Brief:
Reproduce the material exactly, omitting nothing.

Dataset excerpt:
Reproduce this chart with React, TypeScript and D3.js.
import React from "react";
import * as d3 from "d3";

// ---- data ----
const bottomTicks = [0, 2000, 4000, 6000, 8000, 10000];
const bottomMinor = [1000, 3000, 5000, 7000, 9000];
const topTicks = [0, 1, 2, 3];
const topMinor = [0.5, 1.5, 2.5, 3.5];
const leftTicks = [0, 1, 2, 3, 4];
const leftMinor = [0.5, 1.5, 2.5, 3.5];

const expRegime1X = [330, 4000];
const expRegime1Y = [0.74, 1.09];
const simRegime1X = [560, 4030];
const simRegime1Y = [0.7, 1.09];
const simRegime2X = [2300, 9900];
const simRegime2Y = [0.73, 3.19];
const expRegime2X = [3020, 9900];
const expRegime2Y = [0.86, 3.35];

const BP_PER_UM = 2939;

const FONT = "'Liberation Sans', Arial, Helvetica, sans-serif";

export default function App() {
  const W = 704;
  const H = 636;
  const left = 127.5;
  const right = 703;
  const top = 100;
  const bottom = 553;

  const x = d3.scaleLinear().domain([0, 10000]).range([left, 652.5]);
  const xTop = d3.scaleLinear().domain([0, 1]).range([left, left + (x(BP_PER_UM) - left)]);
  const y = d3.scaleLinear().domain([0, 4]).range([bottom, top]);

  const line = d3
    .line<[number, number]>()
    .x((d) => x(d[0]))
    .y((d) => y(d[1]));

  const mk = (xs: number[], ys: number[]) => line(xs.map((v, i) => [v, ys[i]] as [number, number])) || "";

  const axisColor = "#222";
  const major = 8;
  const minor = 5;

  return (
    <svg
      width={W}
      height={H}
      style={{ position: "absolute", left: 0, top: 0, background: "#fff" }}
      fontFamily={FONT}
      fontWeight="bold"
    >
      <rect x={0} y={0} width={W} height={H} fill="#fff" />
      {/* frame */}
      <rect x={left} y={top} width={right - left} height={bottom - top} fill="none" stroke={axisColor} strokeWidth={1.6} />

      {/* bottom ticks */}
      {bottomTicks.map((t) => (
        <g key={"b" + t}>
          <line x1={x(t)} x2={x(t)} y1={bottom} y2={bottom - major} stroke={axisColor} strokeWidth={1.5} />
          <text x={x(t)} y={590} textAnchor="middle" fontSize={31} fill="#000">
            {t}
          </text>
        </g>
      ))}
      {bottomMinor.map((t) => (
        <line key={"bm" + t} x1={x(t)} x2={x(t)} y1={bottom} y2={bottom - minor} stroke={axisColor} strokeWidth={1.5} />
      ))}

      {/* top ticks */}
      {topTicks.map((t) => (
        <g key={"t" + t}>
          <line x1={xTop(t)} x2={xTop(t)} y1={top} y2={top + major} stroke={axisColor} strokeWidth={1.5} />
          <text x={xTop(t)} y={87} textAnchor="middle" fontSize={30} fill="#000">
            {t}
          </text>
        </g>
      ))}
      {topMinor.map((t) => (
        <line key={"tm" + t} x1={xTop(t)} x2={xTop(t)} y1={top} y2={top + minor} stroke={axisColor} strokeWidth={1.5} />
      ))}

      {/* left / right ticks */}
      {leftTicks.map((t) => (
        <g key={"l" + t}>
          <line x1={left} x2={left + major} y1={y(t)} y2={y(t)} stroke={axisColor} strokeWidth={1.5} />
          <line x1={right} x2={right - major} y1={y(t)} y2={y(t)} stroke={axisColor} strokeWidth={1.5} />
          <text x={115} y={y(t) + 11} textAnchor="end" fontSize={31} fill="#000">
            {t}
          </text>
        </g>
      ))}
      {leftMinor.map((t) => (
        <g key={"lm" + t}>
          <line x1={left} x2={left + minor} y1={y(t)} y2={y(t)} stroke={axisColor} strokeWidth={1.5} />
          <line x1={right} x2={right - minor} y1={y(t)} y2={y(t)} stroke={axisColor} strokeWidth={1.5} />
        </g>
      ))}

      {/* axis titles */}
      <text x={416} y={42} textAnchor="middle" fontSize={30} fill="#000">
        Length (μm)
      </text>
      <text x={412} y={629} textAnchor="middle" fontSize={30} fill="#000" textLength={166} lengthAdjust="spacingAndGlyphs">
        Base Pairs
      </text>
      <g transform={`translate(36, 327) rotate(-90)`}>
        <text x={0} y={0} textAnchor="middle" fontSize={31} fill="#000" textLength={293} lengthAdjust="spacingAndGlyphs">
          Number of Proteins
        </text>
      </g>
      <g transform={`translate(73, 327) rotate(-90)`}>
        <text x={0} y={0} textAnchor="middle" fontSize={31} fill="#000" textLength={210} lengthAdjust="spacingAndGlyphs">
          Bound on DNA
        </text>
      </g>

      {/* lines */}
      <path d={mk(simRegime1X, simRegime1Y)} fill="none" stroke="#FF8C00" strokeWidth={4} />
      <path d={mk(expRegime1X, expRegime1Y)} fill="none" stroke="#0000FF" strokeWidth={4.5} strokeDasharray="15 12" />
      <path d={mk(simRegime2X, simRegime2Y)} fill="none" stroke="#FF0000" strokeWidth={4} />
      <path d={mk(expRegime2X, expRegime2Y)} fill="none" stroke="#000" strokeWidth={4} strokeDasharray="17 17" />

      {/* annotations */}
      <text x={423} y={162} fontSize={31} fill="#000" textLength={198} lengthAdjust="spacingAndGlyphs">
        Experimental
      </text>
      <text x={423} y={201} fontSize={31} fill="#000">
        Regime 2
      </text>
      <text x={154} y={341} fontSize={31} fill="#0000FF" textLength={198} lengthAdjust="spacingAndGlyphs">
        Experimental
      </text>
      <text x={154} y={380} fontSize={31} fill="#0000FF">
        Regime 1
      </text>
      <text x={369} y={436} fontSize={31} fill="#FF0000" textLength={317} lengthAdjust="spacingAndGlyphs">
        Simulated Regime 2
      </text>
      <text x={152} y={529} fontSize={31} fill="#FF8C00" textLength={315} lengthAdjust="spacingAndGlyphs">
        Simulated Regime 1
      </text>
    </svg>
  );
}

Complete response:
Reproduce this chart with React, TypeScript and D3.js.
import React from "react";
import * as d3 from "d3";

// ---- data ----
const bottomTicks = [0, 2000, 4000, 6000, 8000, 10000];
const bottomMinor = [1000, 3000, 5000, 7000, 9000];
const topTicks = [0, 1, 2, 3];
const topMinor = [0.5, 1.5, 2.5, 3.5];
const leftTicks = [0, 1, 2, 3, 4];
const leftMinor = [0.5, 1.5, 2.5, 3.5];

const expRegime1X = [330, 4000];
const expRegime1Y = [0.74, 1.09];
const simRegime1X = [560, 4030];
const simRegime1Y = [0.7, 1.09];
const simRegime2X = [2300, 9900];
const simRegime2Y = [0.73, 3.19];
const expRegime2X = [3020, 9900];
const expRegime2Y = [0.86, 3.35];

const BP_PER_UM = 2939;

const FONT = "'Liberation Sans', Arial, Helvetica, sans-serif";

export default function App() {
  const W = 704;
  const H = 636;
  const left = 127.5;
  const right = 703;
  const top = 100;
  const bottom = 553;

  const x = d3.scaleLinear().domain([0, 10000]).range([left, 652.5]);
  const xTop = d3.scaleLinear().domain([0, 1]).range([left, left + (x(BP_PER_UM) - left)]);
  const y = d3.scaleLinear().domain([0, 4]).range([bottom, top]);

  const line = d3
    .line<[number, number]>()
    .x((d) => x(d[0]))
    .y((d) => y(d[1]));

  const mk = (xs: number[], ys: number[]) => line(xs.map((v, i) => [v, ys[i]] as [number, number])) || "";

  const axisColor = "#222";
  const major = 8;
  const minor = 5;

  return (
    <svg
      width={W}
      height={H}
      style={{ position: "absolute", left: 0, top: 0, background: "#fff" }}
      fontFamily={FONT}
      fontWeight="bold"
    >
      <rect x={0} y={0} width={W} height={H} fill="#fff" />
      {/* frame */}
      <rect x={left} y={top} width={right - left} height={bottom - top} fill="none" stroke={axisColor} strokeWidth={1.6} />

      {/* bottom ticks */}
      {bottomTicks.map((t) => (
        <g key={"b" + t}>
          <line x1={x(t)} x2={x(t)} y1={bottom} y2={bottom - major} stroke={axisColor} strokeWidth={1.5} />
          <text x={x(t)} y={590} textAnchor="middle" fontSize={31} fill="#000">
            {t}
          </text>
        </g>
      ))}
      {bottomMinor.map((t) => (
        <line key={"bm" + t} x1={x(t)} x2={x(t)} y1={bottom} y2={bottom - minor} stroke={axisColor} strokeWidth={1.5} />
      ))}

      {/* top ticks */}
      {topTicks.map((t) => (
        <g key={"t" + t}>
          <line x1={xTop(t)} x2={xTop(t)} y1={top} y2={top + major} stroke={axisColor} strokeWidth={1.5} />
          <text x={xTop(t)} y={87} textAnchor="middle" fontSize={30} fill="#000">
            {t}
          </text>
        </g>
      ))}
      {topMinor.map((t) => (
        <line key={"tm" + t} x1={xTop(t)} x2={xTop(t)} y1={top} y2={top + minor} stroke={axisColor} strokeWidth={1.5} />
      ))}

      {/* left / right ticks */}
      {leftTicks.map((t) => (
        <g key={"l" + t}>
          <line x1={left} x2={left + major} y1={y(t)} y2={y(t)} stroke={axisColor} strokeWidth={1.5} />
          <line x1={right} x2={right - major} y1={y(t)} y2={y(t)} stroke={axisColor} strokeWidth={1.5} />
          <text x={115} y={y(t) + 11} textAnchor="end" fontSize={31} fill="#000">
            {t}
          </text>
        </g>
      ))}
      {leftMinor.map((t) => (
        <g key={"lm" + t}>
          <line x1={left} x2={left + minor} y1={y(t)} y2={y(t)} stroke={axisColor} strokeWidth={1.5} />
          <line x1={right} x2={right - minor} y1={y(t)} y2={y(t)} stroke={axisColor} strokeWidth={1.5} />
        </g>
      ))}

      {/* axis titles */}
      <text x={416} y={42} textAnchor="middle" fontSize={30} fill="#000">
        Length (μm)
      </text>
      <text x={412} y={629} textAnchor="middle" fontSize={30} fill="#000" textLength={166} lengthAdjust="spacingAndGlyphs">
        Base Pairs
      </text>
      <g transform={`translate(36, 327) rotate(-90)`}>
        <text x={0} y={0} textAnchor="middle" fontSize={31} fill="#000" textLength={293} lengthAdjust="spacingAndGlyphs">
          Number of Proteins
        </text>
      </g>
      <g transform={`translate(73, 327) rotate(-90)`}>
        <text x={0} y={0} textAnchor="middle" fontSize={31} fill="#000" textLength={210} lengthAdjust="spacingAndGlyphs">
          Bound on DNA
        </text>
      </g>

      {/* lines */}
      <path d={mk(simRegime1X, simRegime1Y)} fill="none" stroke="#FF8C00" strokeWidth={4} />
      <path d={mk(expRegime1X, expRegime1Y)} fill="none" stroke="#0000FF" strokeWidth={4.5} strokeDasharray="15 12" />
      <path d={mk(simRegime2X, simRegime2Y)} fill="none" stroke="#FF0000" strokeWidth={4} />
      <path d={mk(expRegime2X, expRegime2Y)} fill="none" stroke="#000" strokeWidth={4} strokeDasharray="17 17" />

      {/* annotations */}
      <text x={423} y={162} fontSize={31} fill="#000" textLength={198} lengthAdjust="spacingAndGlyphs">
        Experimental
      </text>
      <text x={423} y={201} fontSize={31} fill="#000">
        Regime 2
      </text>
      <text x={154} y={341} fontSize={31} fill="#0000FF" textLength={198} lengthAdjust="spacingAndGlyphs">
        Experimental
      </text>
      <text x={154} y={380} fontSize={31} fill="#0000FF">
        Regime 1
      </text>
      <text x={369} y={436} fontSize={31} fill="#FF0000" textLength={317} lengthAdjust="spacingAndGlyphs">
        Simulated Regime 2
      </text>
      <text x={152} y={529} fontSize={31} fill="#FF8C00" textLength={315} lengthAdjust="spacingAndGlyphs">
        Simulated Regime 1
      </text>
    </svg>
  );
}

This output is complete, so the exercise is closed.